1 Peter 1:9 – But you are a chosen people, a royal priesthood, a holy nation, a people for God’s own possession, so that you may proclaim the excellencies of Him who has called you out of darkness into His marvelous light.
Dan Hamhuis has reached the pinnacle of athletics, Olympic gold medalist, over 1100 NHL games and world champion, yet first and foremost he is a child of the living God.
Growing up in Smithers, British Columbia, playing in the NHL or for Team Canada was only a dream. However, Hamhuis had a love for the game that paid off in the end. “I practiced all the time, summer or winter, rollerblades, backyard rinks or out on the streets with my winter boots and none of that was intentionally to make it to the NHL, it was just for love of the game. I think all that extra practice paid off.”
Hamhuis went undrafted in the Western Hockey League draft, but was listed by the Prince George Cougars and made their team at 16. In four years of junior, Dan represented Canada at two World Junior’s, winning silver and bronze, was named CHL Defenceman of the Year, WHL Player of the Year and was drafted 12th overall to the Nashville Predators. His pro career started in 2002 and Dan had the opportunity to represent his country seven more times, once at the Olympics in 2014 and again in six World Championships. “It’s a cool feeling putting on the jersey,” said Hamhuis. “I remember the first time I did it was in 2000 at the World Juniors in Moscow. Man, is it a special feeling wearing that Canadian jersey. The juices are flowing and it’s a pretty proud moment and also a sense of responsibility because our country wants to win and be the best of hockey.”
With that honour of representing your country, comes a ton of pressure and responsibility. “That’s a challenging thing as an athlete,” added Hamhuis. “I think it is an easier position to be an underdog. But to have the expectation to win and the whole country behind you, the media and everybody and yourself and your teammates, you all have high expectations. It was part of my game preparation, knowing that pressure… Not only would I just visualize the game, the plays, the other players and what I needed to do on the ice, but a big part of my pregame preparation was spent on walking myself through the game, through the eyes of that pressure. How to deal with that pressure, how to play well and how to deal with the ups and downs of the game.”
Competing at the Biggest Stage
In 2014, Hamhuis was named to Canada’s Olympic team in Sochi, who were looking to make it two straight Gold medals at the games. The Canadians would beat Sweden in the final, one of the top moments of his career. “ It was such a special event being able to represent Canada at the highest level. My wife was there and got to share it with me, and the thing that really made the Olympics special was everything else going around it. The hockey team was really special, but especially being part of everything else was really neat. Sitting in the lounge and going to the athletes village and sitting with fellow Canadian athletes was really cool. It was really cool to speak with them, learn about their sport and cheer them on.”
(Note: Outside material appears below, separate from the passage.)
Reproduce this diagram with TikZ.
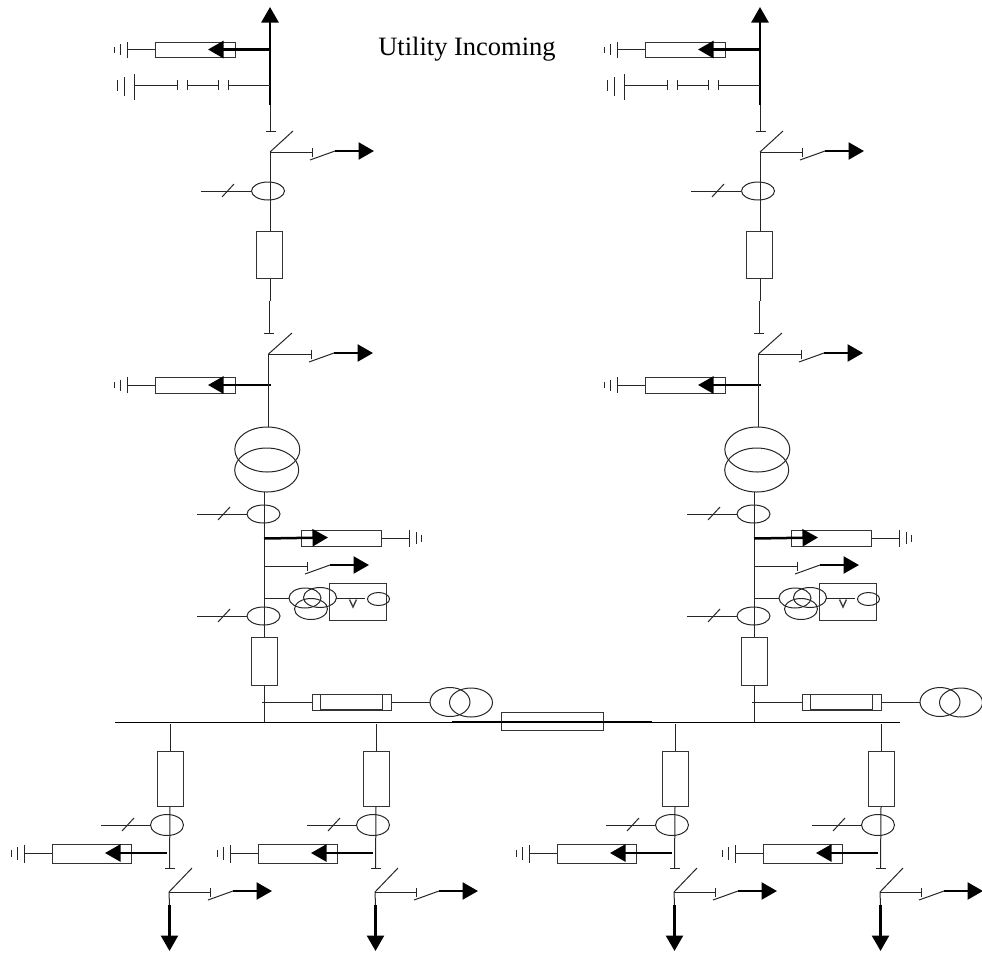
\documentclass[tikz,border=0pt]{standalone}
\usepackage{fontspec}
\setmainfont{Liberation Serif}
\usetikzlibrary{arrows.meta,calc,shapes.geometric}
\tikzset{
  x=1pt,y=-1pt,
  wire/.style={line width=1pt,draw=black!85},
  heavy/.style={line width=2.5pt,draw=black},
  tipped/.style={heavy,-{Triangle[length=15.5pt,width=17pt]},shorten >=0pt},
  box/.style={draw=black!80,line width=1pt,fill=white,inner sep=0pt,rectangle},
  lens/.style={draw=black!85,line width=1pt,ellipse,inner sep=0pt},
  pt/.style={inner sep=0pt,minimum size=0pt},
}
\newcommand{\disc}[5]{% name, cx, cy, rx, ry
  \path[draw=none] (#2,#3) node[lens,minimum width=#4*2pt,minimum height=#5*2pt] (#1) {};}
% ground: three bars beside a point
\newcommand{\gbars}[7]{% prefix x y dx dx2 half half3
  \coordinate (#1a) at (#2,#3);
  \coordinate (#1b) at (#2+#4,#3);
  \coordinate (#1c) at (#2+#5,#3);
  \draw[wire] ($(#1a)+(0,-#6)$) -- ($(#1a)+(0,#6)$);
  \draw[wire] ($(#1b)+(0,-#6+2.5)$) -- ($(#1b)+(0,#6-2.5)$);
  \draw[wire] ($(#1c)+(0,-#7)$) -- ($(#1c)+(0,#7)$);}
% disconnect branch: name, pivot coordinate name, x of bar
\newcommand{\takeoff}[3]{%
  \coordinate (#1b) at (#3,0);
  \coordinate (#1bar) at (#1b |- #2);
  \draw[wire] (#2) -- (#1bar);
  \draw[wire] ($(#1bar)+(0,-4.5)$) -- ($(#1bar)+(0,4.5)$);
  \coordinate (#1s) at ($(#1bar)+(-2,8)$);
  \coordinate (#1k) at ($(#1bar)+(23,-1)$);
  \coordinate (#1t) at ($(#1k)+(39,0)$);
  \draw[wire] (#1s) -- (#1k);
  \draw[tipped] (#1k) -- (#1t);}
\newcommand{\ctleft}[2]{% name, coordinate left end
  \coordinate (#1m) at ($(#2)+(27,0)$);
  \draw[wire] (#2) -- (#1.west);
  \draw[wire] ($(#1m)+(-6,6)$) -- ($(#1m)+(6,-7)$);}
% a feeder below the bus
\newcommand{\feeder}[1]{%
\begin{scope}[shift={(#1,0)}]
  \node[box,minimum width=26pt,minimum height=55pt] (box) at (170,778.5) {};
  \coordinate (top) at (170,724);
  \coordinate (end) at (169.5,868);
  \draw[wire] (top) -- (box.north);
  \draw[wire] (box.south) -- (end);
  \draw[wire] (165,868) -- (175,868);
  \disc{ct}{167}{825}{16.5}{10.5}
  \coordinate (ctl) at (101,825);
  \ctleft{ct}{ctl}
  \node[box,minimum width=79pt,minimum height=19pt] (arr) at (91.5,853.5) {};
  \coordinate (tap) at (167,853);
  \coordinate (tip) at (105,853);
  \draw[tipped] (tap) -- (tip);
  \coordinate (gnd) at (24,853.5);
  \draw[wire] (arr.west) -- (gnd);
  \gbars{g}{24}{853.5}{-7}{-13}{9}{3.5}
  \coordinate (piv) at (169,892);
  \coordinate (bl) at (192,868);
  \draw[wire] (piv) -- (bl);
  \takeoff{t}{piv}{210}
  \coordinate (d1) at (169.5,905);
  \coordinate (d2) at (169.5,951);
  \draw[wire] (piv) -- (d1);
  \draw[tipped] (d1) -- (d2);
\end{scope}}
% an incomer column
\newcommand{\incomer}[1]{%
\begin{scope}[shift={(#1,0)}]
  \coordinate (b1) at (270,105);
  \coordinate (b0) at (270,7);
  \draw[tipped] (b1) -- (b0);
  \node[box,minimum width=80pt,minimum height=15.5pt] (sa) at (195,49.75) {};
  \coordinate (sat) at (270,49.5);
  \coordinate (sah) at (208,49.5);
  \draw[tipped] (sat) -- (sah);
  \draw[wire] (sa.west) -- (127,49.75);
  \gbars{ga}{127}{49.75}{-7}{-12.5}{8}{3}
  \coordinate (c1) at (270,85);\coordinate (c2) at (228,85);
  \coordinate (c3) at (218,85);\coordinate (c4) at (187,85);
  \coordinate (c5) at (177,85);\coordinate (c6) at (135,85);
  \draw[wire] (c1) -- (c2); \draw[wire] (c3) -- (c4); \draw[wire] (c5) -- (c6);
  \foreach \c in {c2,c3,c4,c5}{\draw[wire] ($(\c)+(0,-5)$) -- ($(\c)+(0,5)$);}
  \draw[wire] (134.5,74) -- (134.5,100);
  \draw[wire] (124.5,77) -- (124.5,96);
  \draw[wire] (117,80) -- (117,91);
  \coordinate (e1) at (270,131);
  \draw[wire] (b1) -- (e1);
  \draw[wire] (265.5,131) -- (276,131);
  \coordinate (p1) at (270,152);
  \coordinate (b1l) at (293,131);
  \draw[wire] (p1) -- (b1l);
  \takeoff{ta}{p1}{312}
  \disc{cta}{268}{191}{16.5}{9}
  \coordinate (ctal) at (201,191);
  \ctleft{cta}{ctal}
  \node[box,minimum width=26pt,minimum height=47.5pt] (br) at (269.5,254.75) {};
  \draw[wire] (p1) -- (br.north -| p1);
  \coordinate (l1) at (270.5,301);
  \coordinate (e2) at (269,333);
  \draw[wire] (br.south -| l1) -- (l1);
  \draw[wire] (l1 -| e2) -- (e2);
  \draw[wire] (264,333) -- (274,333);
  \coordinate (p2) at (268.5,354);
  \coordinate (b2l) at (292,333);
  \draw[wire] (p2) -- (b2l);
  \takeoff{tb}{p2}{311}
  \node[box,minimum width=80pt,minimum height=15.5pt] (sb) at (195,385.25) {};
  \coordinate (sbt) at (271,385);
  \coordinate (sbh) at (208,385);
  \draw[tipped] (sbt) -- (sbh);
  \draw[wire] (sb.west) -- (127,385.25);
  \gbars{gb}{127}{385.25}{-7}{-12.5}{8}{3}
  \disc{ta1}{267.3}{449.5}{32.5}{22.5}
  \disc{ta2}{266.7}{470}{32}{22}
  \draw[wire] (p2) -- (268.5,427);
  \coordinate (v0) at (264,492);
  \coordinate (v1) at (264,722);
  \disc{ctb}{263.5}{514}{16.5}{9}
  \coordinate (ctbl) at (197,514);
  \ctleft{ctb}{ctbl}
  \node[box,minimum width=80pt,minimum height=16pt] (sc) at (341,538) {};
  \coordinate (sct) at (264,538.5);
  \coordinate (sch) at (328,537.5);
  \draw[wire] (v0) -- (v1);
  \draw[tipped] (sct) -- (sch);
  \draw[wire] (sc.east) -- (409.5,538);
  \gbars{gc}{409.5}{538}{6.5}{12}{8.5}{3.5}
  \coordinate (p3) at (264,566);
  \takeoff{tc}{p3}{307}
  \coordinate (vt0) at (264,598);
  \disc{vta}{305}{598}{16}{10}
  \disc{vtb}{320}{597.5}{16.5}{10}
  \disc{vtc}{311}{609}{16.5}{10.5}
  \draw[wire] (vt0) -- (vta.west);
  \node[box,fill=none,minimum width=56.5pt,minimum height=36.5pt] (vb) at (357.75,601.75) {};
  \disc{vm}{378.5}{599}{11}{6.5}
  \coordinate (vl) at (336,598.5);
  \coordinate (vr) at (365,598.5);
  \draw[wire] (vl) -- (vr);
  \draw[line width=1.4pt,draw=black!75] (349.5,599.5) -- (353,607) -- (356.5,599.5);
  \disc{ctc}{263.5}{616}{16.5}{9}
  \coordinate (ctcl) at (197,616);
  \ctleft{ctc}{ctcl}
  \node[box,minimum width=26pt,minimum height=48pt] (bb) at (264.5,661.5) {};
  \node[box,minimum width=79.5pt,minimum height=16pt] (aux) at (351.75,702) {};
  \node[box,fill=none,minimum width=62.5pt,minimum height=15.5pt] (auxi) at (351.25,701.75) {};
  \coordinate (au0) at (262,702);
  \draw[wire] (au0) -- (aux.west);
  \disc{tra}{450}{702}{20}{14.5}
  \disc{trb}{471}{702.5}{21.5}{14.5}
  \draw[wire] (aux.east) -- (tra.west);
\end{scope}}
\begin{document}
\begin{tikzpicture}[x=1pt,y=-1pt]
  \useasboundingbox (0,0) rectangle (982,954);
  \node[pt,anchor=center,font=\fontsize{26.5}{30}\selectfont] (title) at (467,49.5) {Utility Incoming};
  \incomer{0}
  \incomer{490}
  \coordinate (busl) at (115,722);
  \coordinate (busr) at (900,722);
  \coordinate (bsl) at (452,721.5);
  \coordinate (bsr) at (652,721.5);
  \draw[line width=1.8pt] (bsl) -- (bsr);
  \node[box,fill=none,minimum width=102pt,minimum height=18pt] (bsb) at (552.5,721.5) {};
  \draw[wire,draw=black] (busl) -- (busr);
  \feeder{0}
  \feeder{206}
  \feeder{505}
  \feeder{711}
\end{tikzpicture}
\end{document}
In his international career, Hamhuis won Olympic Gold, two World Championships and picked up three silver medals and a bronze as well. He credits his faith for his success and longevity. “Knowing that God has placed me in this position on this team or on the olympic team or where he has. It’s really given me a grateful mindset, a thankful mindset. Looking at that and how I can make the most of what he’s given me.”
His faith was crucial in dealing with the pressures of performance. “My definition of success wasn’t tied to results and what people were saying about me. What I defined success as, was if I was able to give everything I had today based on what I’ve been given. That’s what I believe that God expects of us.”
That was especially true when dealing with the downs in his career. Just like the men who are leaving the current Olympic games, having lost in the quarterfinal, it doesn’t lessen the sting of defeat, but is an opportunity for growth. “There can be some great testimony in there someday. Whether that’s a spiritual one, or just talking to youth in sports. I think there are always lessons to be learned. It’s good to go through losses and adversity, that’s where I’ve done my best soul searching and growth as a man, through challenges and difficulties.”
Where is Hamhuis Now?
Now, Hamhuis is retired from the game of hockey. But his outlook hasn’t changed and his faith remains the source of his identity. “Who I am has just transferred into something different. I am the same guy with the same mission, the same purpose and the same values. Except that I’m in a new location now with some different people around me and I’ve got some different activities I’m doing, but all those other most important things haven’t changed.”
An incredible career, all for His glory. Competing as an act of worship to God and bringing his best every day, on and off the ice.